Once the base cabinets are in place, you’re ready to cover them with your gorgeous quartz countertops! You should have cut-to-fit pieces from the factory.

These instructions are intended for overview purposes and are not meant to be an exhaustive guide to countertop installation.

Step 1: Add a 3/4″ (for 2cm quartz) or a 5/8” (for 2cm quartz) layer of plywood to the top of the cabinets. Most installations require this. Talk to your countertop provider to confirm. If you don’t add a layer of plywood, you’ll likely have to add plywood supports are crucial areas to eliminate sagging and stress on the quartz.

Step 2: Set the plywood atop the cabinets. If there are gaps between the plywood and wall because the wall doesn’t run perfectly straight, you’ll need to trim the plywood. To do this, cut a piece of wood the width of the widest gap to serve as a guide. With the plywood pieces in place, run the guide along the place where the plywood meets the wall. Hold a pencil lead to the plywood where the outside of the piece of wood meets it to create a trim line.

Step 3: With a jigsaw, cut along the wall side of the pencil line you’ve made. This should create a custom fit for the plywood pieces.

Step 4: Glue the edges of the pieces together, and add mending plates from below to secure them.

Step 5: Glue the tops of the base cabinets, and install the plywood surface. Secure it to studs or the base cabinets with mending brackets.

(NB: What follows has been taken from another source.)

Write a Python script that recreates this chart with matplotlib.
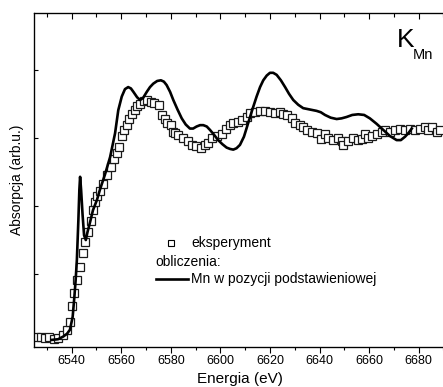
import matplotlib
matplotlib.use('Agg')
import matplotlib.pyplot as plt
from matplotlib.ticker import MultipleLocator

plt.rcParams['font.family'] = ['Liberation Sans', 'DejaVu Sans']

# eksperyment
exp_e = [6525.6, 6527.5, 6529.2, 6530.9, 6532.9, 6534.5, 6536.4, 6538.1, 6539.3, 6540.0,
         6540.9, 6542.0, 6543.4, 6544.4, 6545.4, 6546.7, 6547.6, 6548.5, 6549.4, 6550.4,
         6551.4, 6552.6, 6554.1, 6555.7, 6557.1, 6558.1, 6559.1, 6560.4, 6561.1, 6562.2,
         6563.1, 6564.5, 6565.5, 6566.5, 6567.6, 6569.2, 6570.5, 6571.9, 6573.2, 6575.2,
         6576.6, 6577.6, 6578.6, 6580.0, 6581.0, 6581.7, 6583.0, 6585.0, 6587.0, 6588.4,
         6590.2, 6592.0, 6593.8, 6595.1, 6596.5, 6598.5, 6600.5, 6602.3, 6603.9, 6605.2,
         6607.3, 6608.6, 6610.6, 6612.0, 6614.0, 6616.0, 6618.0, 6620.0, 6622.0, 6624.0,
         6625.4, 6626.7, 6628.8, 6630.1, 6632.1, 6633.4, 6634.8, 6636.8, 6638.8, 6640.5,
         6642.2, 6643.5, 6645.5, 6647.6, 6648.9, 6649.6, 6651.6, 6653.6, 6655.6, 6657.0,
         6658.3, 6659.7, 6661.0, 6663.0, 6665.1, 6666.4, 6668.4, 6670.4, 6672.4, 6674.5,
         6676.5, 6678.5, 6680.5, 6682.5, 6683.9, 6685.2, 6687.2, 6688.6]
exp_y = [0.07, 0.07, 0.06, 0.07, 0.05, 0.06, 0.10, 0.17, 0.30, 0.53,
         0.72, 0.91, 1.10, 1.31, 1.47, 1.62, 1.78, 1.94, 2.06, 2.15,
         2.22, 2.32, 2.46, 2.57, 2.69, 2.78, 2.87, 3.03, 3.12, 3.19,
         3.28, 3.35, 3.42, 3.47, 3.50, 3.55, 3.56, 3.53, 3.51, 3.49,
         3.34, 3.28, 3.22, 3.19, 3.09, 3.07, 3.04, 3.00, 2.95, 2.90,
         2.88, 2.86, 2.90, 2.93, 3.00, 3.03, 3.06, 3.14, 3.19, 3.22,
         3.24, 3.26, 3.31, 3.37, 3.39, 3.40, 3.40, 3.39, 3.37, 3.39,
         3.36, 3.34, 3.29, 3.22, 3.19, 3.16, 3.12, 3.09, 3.07, 2.98,
         3.06, 3.00, 2.97, 3.00, 2.95, 2.90, 2.95, 3.00, 2.97, 2.98,
         3.06, 3.00, 3.03, 3.06, 3.09, 3.12, 3.09, 3.12, 3.14, 3.12,
         3.14, 3.12, 3.14, 3.17, 3.12, 3.17, 3.09, 3.12]

# obliczenia: Mn w pozycji podstawieniowej
calc_e = [6531.9, 6534.5, 6536.6, 6538.1, 6539.3, 6540.4, 6541.1, 6541.6, 6542.1, 6542.7,
          6543.1, 6543.4, 6543.8, 6544.4, 6545.0, 6545.7, 6546.4, 6547.4, 6548.6, 6550.2,
          6551.4, 6553.4, 6555.5, 6557.5, 6558.8, 6560.2, 6561.5, 6562.8, 6563.9, 6564.9,
          6566.4, 6567.6, 6568.8, 6570.3, 6571.6, 6572.9, 6574.5, 6576.0, 6577.2, 6578.3,
          6579.7, 6581.0, 6582.7, 6584.4, 6586.0, 6587.7, 6589.0, 6590.4, 6591.8, 6593.1,
          6594.5, 6595.8, 6597.4, 6599.1, 6600.8, 6602.5, 6603.9, 6605.2, 6606.5, 6607.9,
          6609.5, 6611.2, 6612.9, 6614.6, 6616.0, 6617.3, 6618.7, 6620.0, 6621.3, 6622.7,
          6624.4, 6626.1, 6627.7, 6629.4, 6631.4, 6633.4, 6636.1, 6638.8, 6640.5, 6642.2,
          6644.5, 6646.9, 6648.9, 6650.9, 6653.2, 6655.6, 6658.0, 6660.3, 6663.0, 6665.7,
          6668.4, 6671.1, 6672.8, 6674.5, 6676.0, 6677.2]
calc_y = [0.03, 0.04, 0.08, 0.12, 0.18, 0.37, 0.67, 0.91, 1.21, 1.79,
          2.24, 2.43, 2.24, 1.87, 1.57, 1.50, 1.62, 1.76, 1.94, 2.09,
          2.24, 2.46, 2.72, 3.07, 3.41, 3.61, 3.72, 3.75, 3.73, 3.68,
          3.60, 3.56, 3.59, 3.68, 3.75, 3.80, 3.84, 3.85, 3.83, 3.78,
          3.68, 3.56, 3.42, 3.29, 3.20, 3.14, 3.14, 3.17, 3.19, 3.19,
          3.17, 3.12, 3.05, 2.97, 2.91, 2.86, 2.84, 2.83, 2.85, 2.90,
          3.02, 3.22, 3.42, 3.61, 3.75, 3.85, 3.92, 3.96, 3.96, 3.93,
          3.85, 3.75, 3.65, 3.56, 3.49, 3.44, 3.42, 3.40, 3.38, 3.34,
          3.30, 3.28, 3.29, 3.31, 3.34, 3.35, 3.34, 3.29, 3.21, 3.12,
          3.03, 2.97, 2.97, 3.02, 3.08, 3.14]

fig = plt.figure(figsize=(4.43, 3.87), dpi=100)
ax = fig.add_axes([34 / 443, 40 / 387, 1.005 - 34 / 443, 334 / 387])

ax.plot(exp_e, exp_y, linestyle='none', marker='s', markersize=5.5,
        markerfacecolor='white', markeredgecolor='#1a1a1a', markeredgewidth=0.9)
ax.plot(calc_e, calc_y, color='black', linewidth=1.9, solid_joinstyle='round')

ax.set_xlim(6524.8, 6690.7)
ax.set_ylim(-0.074, 4.84)

ax.xaxis.set_major_locator(MultipleLocator(20))
ax.xaxis.set_minor_locator(MultipleLocator(10))
ax.set_yticks([1, 2, 3, 4])
ax.set_yticklabels([])
ax.tick_params(axis='x', which='both', direction='out', labelsize=9, pad=2)
ax.tick_params(axis='x', which='major', length=4, width=0.8)
ax.tick_params(axis='x', which='minor', length=2.5, width=0.8)
ax.tick_params(axis='y', direction='in', length=3, width=0.8, right=False)
for s in ax.spines.values():
    s.set_linewidth(0.9)

# top ticks point inward
top = ax.twiny()
top.set_xlim(ax.get_xlim())
top.xaxis.set_major_locator(MultipleLocator(20))
top.xaxis.set_minor_locator(MultipleLocator(10))
top.tick_params(axis='x', which='both', direction='in', labeltop=False, width=0.8)
top.tick_params(axis='x', which='major', length=4)
top.tick_params(axis='x', which='minor', length=3)

ax.set_xlabel('Energia (eV)', fontsize=11, labelpad=3)
ax.set_ylabel('Absorpcja (arb.u.)', fontsize=10, labelpad=4)

ax.text(0.882, 0.955, 'K', transform=ax.transAxes, fontsize=19, va='top', ha='left')
ax.text(0.922, 0.895, 'Mn', transform=ax.transAxes, fontsize=10.5, va='top', ha='left')

# legenda
ax.plot([0.333], [0.31], transform=ax.transAxes, linestyle='none', marker='s',
        markersize=4.5, markerfacecolor='white', markeredgecolor='black',
        markeredgewidth=0.8)
ax.text(0.383, 0.31, 'eksperyment', transform=ax.transAxes, fontsize=10, va='center')
ax.text(0.296, 0.255, 'obliczenia:', transform=ax.transAxes, fontsize=10, va='center')
ax.plot([0.296, 0.374], [0.204, 0.204], transform=ax.transAxes, color='black',
        linewidth=1.9)
ax.text(0.383, 0.204, 'Mn w pozycji podstawieniowej', transform=ax.transAxes,
        fontsize=10, va='center')

fig.savefig('out.png', dpi=100)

Step 6: If you trimmed the plywood pieces to fit the wall, you’ll need to trim the quartz too. Use craft paper atop the plywood to create a template for the countertop. Use the template to mark where the quartz pieces need to be trimmed. Use a grinder or circular saw with a diamond bit to slowly and gently remove quartz material to create a tailored fit with the wall.

Circular saw:

Step 7: Lift each quartz piece into place to check the fit. Check them with a six-foot level, and where they’re not level, use wood screws to level them. From below, drill pilot holes every two inches. Insert the wood screws through the pilot holes, and use them to raise the level of the quartz to fit adjoining pieces.

Step 8: Use glue recommended for quartz such as Liquid Nails. Apply a bead around the perimeter of the plywood or the top of the cabinets, install the quartz pieces, and apply slight downward pressure to hold them in place.

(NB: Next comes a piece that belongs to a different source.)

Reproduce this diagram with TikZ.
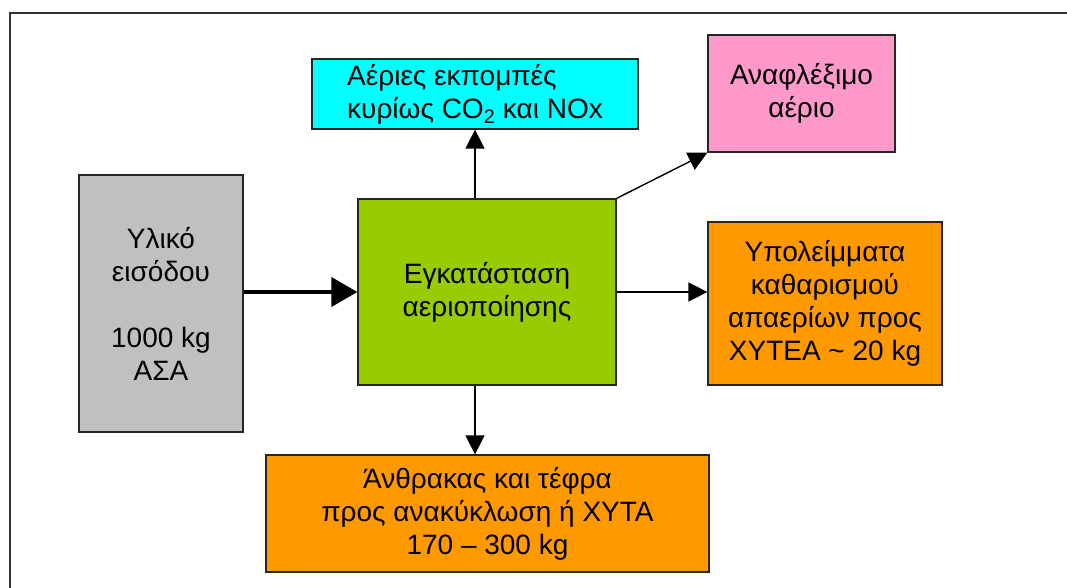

Step 9: Choose a tint color for your seam sealer so that it will match the countertops. Fill the seams with an epoxy seam sealer recommended by the countertop retailer.

Frequently Asked Questions

How much can be saved with DIY installation?

Quartz countertop installation estimates range from $15 to $22 per square foot depending on how difficult the work is. Do it correctly, and the cost is nothing. Just keep in mind that the greater expense is in the cost of the quartz, and if you make a mistake and have to replace a piece of quartz, you’ve lost your savings. The point is: make sure your skills and knowledge are up to the task!

What skills should I possess?

Past experience with countertop installation is very helpful. You should be comfortable cutting hard material with a circular saw, leveling materials and working with 2-part epoxy (used for the seams).

How much will I spend on DIY tools?

A good circular saw with a diamond-tipped blade can cost $200 or more. For all the tools and supplies you need, expect to spend more than $300.

How long does it take to install quartz countertops?

Removing old countertops and cabinetry will take several hours. Most installation jobs take a day or two to complete.